Here's the bit that matters:
"Twenty-eight of the league's 31 stadiums (the Jets and the Giants share the New Meadowlands Stadium) have been built with some amount of public financing...  Eleven have been 100 percent publicly financed. Taxpayers have put up more than $5 billion since 1990."  Welfare for the rich??  Could be.  Those teachers sure don't deserve retirement or health care, though.

08 March 2011

Onward Christian Soldiers

Say it with me brothers, "Onward Christian soldiers!"

On more than one occasion, I've ranted about the subversive christian element in the US military.  It's been a while since the last bit of news, but here's a bute.

They're bound and determined to blow up the world in the name of Jeeeeeeeeesus!!  For this they claim Constitutional authority.  Inbred rednecked morons.

A Knife at a Gunfight

Herewith the shortest posting yet.

The militias, white supremacists, and Tea Baggers take note:  what's going on in Libya is what you will face should you act out your fantasies of rebellion.  The government has F-15's.  You don't.

And, if you think that all those Christian pilots will shoot down their buddies just because you expect them too.  Not going to happen.

07 March 2011

A Comedian

I think I've mentioned a few times that I've not traveled much out of the country.  In fact, I believe I once said that my only trip was to Haiti, in 1984 (or thereabouts).  Not true; I was in Bermuda a few years ago, by very rocking boat.  The only time I've flown is Haiti.  Tony Bourdain's been there.

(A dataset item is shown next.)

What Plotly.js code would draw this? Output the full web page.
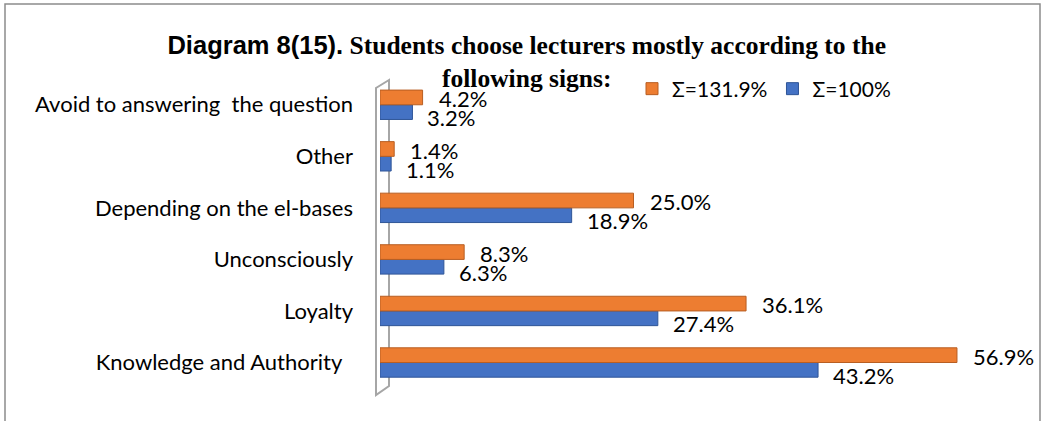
<!DOCTYPE html>
<html>
<head>
<meta charset="utf-8">
<script src="https://cdn.plot.ly/plotly-3.0.1.min.js"></script>
<style>
html,body{margin:0;padding:0;background:#fff;}
#chart{width:1043px;height:421px;}
</style>
</head>
<body>
<div id="chart"></div>
<script>
// Data (bottom to top)
const categories = [
  "Knowledge and Authority\u00a0\u00a0",
  "Loyalty",
  "Unconsciously",
  "Depending on the el-bases",
  "Other",
  "Avoid to answering \u00a0the question"
];
const series131 = [56.9, 36.1, 8.3, 25.0, 1.4, 4.2];   // Σ=131.9%
const series100 = [43.2, 27.4, 6.3, 18.9, 1.1, 3.2];   // Σ=100%
const name131 = "Σ=131.9%";
const name100 = "Σ=100%";

const W = 1043, H = 421;
const L = 380, R = 43, T = 79, B = 30;
const PW = W - L - R, PH = H - T - B;
const px = x => (x - L) / PW;
const py = y => (H - B - y) / PH;

const orange = "#ED7D31", orangeDark = "#B85E22";
const blue = "#4472C4", blueDark = "#2F5597";
const sans = "Lato, Open Sans, sans-serif";

const traces = [
  {
    type: "bar", orientation: "h", name: name100,
    y: categories, x: series100,
    marker: {color: blue, line: {color: blueDark, width: 1}},
    hoverinfo: "x+y"
  },
  {
    type: "bar", orientation: "h", name: name131,
    y: categories, x: series131,
    marker: {color: orange, line: {color: orangeDark, width: 1}},
    hoverinfo: "x+y"
  }
];

const annotations = [];
categories.forEach((c, i) => {
  annotations.push({
    x: series131[i], y: c, xref: "x", yref: "y",
    text: series131[i].toFixed(1) + "%", showarrow: false,
    xanchor: "left", yanchor: "middle", xshift: 14, yshift: 6,
    font: {family: sans, size: 22, color: "#000"}
  });
  annotations.push({
    x: series100[i], y: c, xref: "x", yref: "y",
    text: series100[i].toFixed(1) + "%", showarrow: false,
    xanchor: "left", yanchor: "middle", xshift: 13, yshift: -13,
    font: {family: sans, size: 22, color: "#000"}
  });
});

const shapes = [
  // outer chart frame
  {type: "rect", xref: "paper", yref: "paper",
   x0: px(5), x1: px(1040), y0: py(430), y1: py(4),
   line: {color: "#8c8c8c", width: 1.5}, fillcolor: "rgba(0,0,0,0)", layer: "below"},
  // 3D side wall
  {type: "path", xref: "paper", yref: "paper", layer: "below",
   path: `M ${px(389)},${py(80)} L ${px(376)},${py(88)} L ${px(376)},${py(395)} L ${px(389)},${py(386)} Z`,
   line: {color: "#a6a6a6", width: 2}, fillcolor: "rgba(255,255,255,0)"}
];

const layout = {
  width: W, height: H,
  margin: {l: L, r: R, t: T, b: B, pad: 0},
  paper_bgcolor: "#fff", plot_bgcolor: "rgba(0,0,0,0)",
  title: {
    text: "<b><span style=\"font-family:Liberation Sans, sans-serif\">Diagram 8(15).</span> Students choose lecturers mostly according to the<br>following signs:</b>",
    font: {family: "Liberation Serif, serif", size: 25.5, color: "#000"},
    x: 0.505, xanchor: "center", xref: "container",
    y: 1 - 54 / H, yanchor: "top", yref: "container"
  },
  barmode: "group",
  bargap: 0.43, bargroupgap: 0,
  xaxis: {
    range: [0, PW / 10.14], showgrid: false, zeroline: false,
    showticklabels: false, showline: false, ticks: "", fixedrange: true
  },
  yaxis: {
    type: "category", showgrid: false, zeroline: false, showline: false,
    ticks: "", ticklabelstandoff: 26,
    tickfont: {family: sans, size: 22, color: "#000"}
  },
  showlegend: true,
  legend: {
    orientation: "h", traceorder: "reversed",
    x: px(632), xanchor: "left", y: py(89), yanchor: "middle",
    font: {family: sans, size: 21, color: "#000"},
    bgcolor: "rgba(0,0,0,0)", itemwidth: 30
  },
  annotations: annotations,
  shapes: shapes
};

Plotly.newPlot("chart", traces, layout, {displayModeBar: false, staticPlot: true});
</script>
</body>
</html>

Now, Tony Bourdain is an acquired taste, so I'm told.  I wouldn't know, as I've been impressed with his style of reportage from the beginning.  This show is far more sober, still snarky, but not so with the people of Haiti.  He doesn't travel far; only up the mountain to Petionville.  The show is really about Port Au Prince, not Haiti.  That's as it should be.

He did a piece on the Israeli attack on Beirut back in 2006, but that wasn't on purpose.  He just happened to be there when the attack happened.  The first few days of the shoot went normally.  Then all hell broke loose.  He turned to reportage.

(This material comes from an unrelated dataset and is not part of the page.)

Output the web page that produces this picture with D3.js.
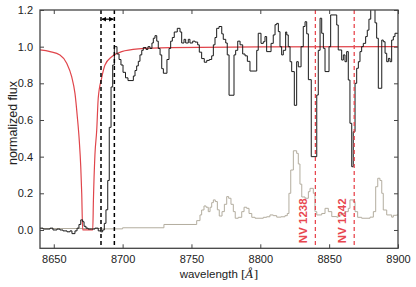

In the aftermath of the earthquake, he goes.  I've no idea why he thought of it, but he begins the episode reading "The Comedians", Graham Greene's novel set in a fictionalized version of the Hotel Oloffson in downtown Port Au Prince.  We stayed up the mountain, in Petionville, at the Montana.  A bit of irony:  the Montana was (yes, past tense) up the mountain some few miles and farther from the quake's center, made of concrete, and pancaked by the quake; while the Oloffson is in the middle of the city, which is to say, almost on top of the epicenter, made of sticks, and still standing.  We ate there, and sat on the balconies. 

You have to watch this show.  Check the Travel Channel for the schedule.  If this doesn't get an Emmy, there's not a shred of justice.  "60 Minutes" rarely makes such reportage.  The Beirut episode was nominated, but didn't win.  That episode was serendipitous, this one was very much on purpose.  See it.

02 March 2011

An Ouroboros Tale

My favorite weatherman got canned a month or so ago; as a result of tracking him down, I found that he has a long running site/blog, to which I am getting addicted.  His latest post (as I write) is one in which I became enmeshed, and has some of my cutest prose in a while.  Teehe.

This is it.  Much in the general theme of this endeavor.  I'll also note that the folks who canned him, LIN Media, is threatening to pull its local channels (that's all it owns, I believe) which include Geoff's former weather screen, from Dish, which is how we get our TV needle, if it doesn't get some fat increase.  More and more, folks are turning to HD antennas in urban and suburban settings.  May be it's time to go that route.  No more "Bathtastic", alas.